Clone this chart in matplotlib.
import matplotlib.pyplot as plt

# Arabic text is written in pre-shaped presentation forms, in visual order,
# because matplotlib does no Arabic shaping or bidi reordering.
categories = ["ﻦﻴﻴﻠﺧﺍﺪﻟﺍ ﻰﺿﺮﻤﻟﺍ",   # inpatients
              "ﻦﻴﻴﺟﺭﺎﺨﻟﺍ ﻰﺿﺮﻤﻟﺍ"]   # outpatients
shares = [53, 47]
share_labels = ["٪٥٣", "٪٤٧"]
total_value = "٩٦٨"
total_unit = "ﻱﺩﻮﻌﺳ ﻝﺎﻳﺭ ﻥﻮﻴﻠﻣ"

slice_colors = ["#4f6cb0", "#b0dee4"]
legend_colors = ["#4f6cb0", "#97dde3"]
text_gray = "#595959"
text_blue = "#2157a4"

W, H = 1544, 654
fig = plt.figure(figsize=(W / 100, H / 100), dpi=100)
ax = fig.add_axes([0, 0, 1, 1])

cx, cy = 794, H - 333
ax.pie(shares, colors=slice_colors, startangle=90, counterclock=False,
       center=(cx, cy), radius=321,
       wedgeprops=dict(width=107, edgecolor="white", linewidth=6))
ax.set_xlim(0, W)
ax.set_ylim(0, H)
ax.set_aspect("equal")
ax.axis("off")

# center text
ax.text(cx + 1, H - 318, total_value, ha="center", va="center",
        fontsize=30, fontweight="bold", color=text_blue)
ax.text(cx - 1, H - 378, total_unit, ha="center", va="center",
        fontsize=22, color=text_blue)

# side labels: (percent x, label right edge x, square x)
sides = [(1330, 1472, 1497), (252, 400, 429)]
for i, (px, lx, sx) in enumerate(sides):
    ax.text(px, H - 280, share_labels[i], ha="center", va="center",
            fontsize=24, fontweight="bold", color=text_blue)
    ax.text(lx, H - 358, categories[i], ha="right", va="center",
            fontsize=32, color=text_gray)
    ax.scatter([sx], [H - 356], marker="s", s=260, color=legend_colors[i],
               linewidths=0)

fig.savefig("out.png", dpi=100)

INSTRUCTIONS TO FOLLOW :: Extract the complete data, matching each line exactly.

EXERCISE RESPONSE ::
Clone this chart in matplotlib.
import matplotlib.pyplot as plt

# Arabic text is written in pre-shaped presentation forms, in visual order,
# because matplotlib does no Arabic shaping or bidi reordering.
categories = ["ﻦﻴﻴﻠﺧﺍﺪﻟﺍ ﻰﺿﺮﻤﻟﺍ",   # inpatients
              "ﻦﻴﻴﺟﺭﺎﺨﻟﺍ ﻰﺿﺮﻤﻟﺍ"]   # outpatients
shares = [53, 47]
share_labels = ["٪٥٣", "٪٤٧"]
total_value = "٩٦٨"
total_unit = "ﻱﺩﻮﻌﺳ ﻝﺎﻳﺭ ﻥﻮﻴﻠﻣ"

slice_colors = ["#4f6cb0", "#b0dee4"]
legend_colors = ["#4f6cb0", "#97dde3"]
text_gray = "#595959"
text_blue = "#2157a4"

W, H = 1544, 654
fig = plt.figure(figsize=(W / 100, H / 100), dpi=100)
ax = fig.add_axes([0, 0, 1, 1])

cx, cy = 794, H - 333
ax.pie(shares, colors=slice_colors, startangle=90, counterclock=False,
       center=(cx, cy), radius=321,
       wedgeprops=dict(width=107, edgecolor="white", linewidth=6))
ax.set_xlim(0, W)
ax.set_ylim(0, H)
ax.set_aspect("equal")
ax.axis("off")

# center text
ax.text(cx + 1, H - 318, total_value, ha="center", va="center",
        fontsize=30, fontweight="bold", color=text_blue)
ax.text(cx - 1, H - 378, total_unit, ha="center", va="center",
        fontsize=22, color=text_blue)

# side labels: (percent x, label right edge x, square x)
sides = [(1330, 1472, 1497), (252, 400, 429)]
for i, (px, lx, sx) in enumerate(sides):
    ax.text(px, H - 280, share_labels[i], ha="center", va="center",
            fontsize=24, fontweight="bold", color=text_blue)
    ax.text(lx, H - 358, categories[i], ha="right", va="center",
            fontsize=32, color=text_gray)
    ax.scatter([sx], [H - 356], marker="s", s=260, color=legend_colors[i],
               linewidths=0)

fig.savefig("out.png", dpi=100)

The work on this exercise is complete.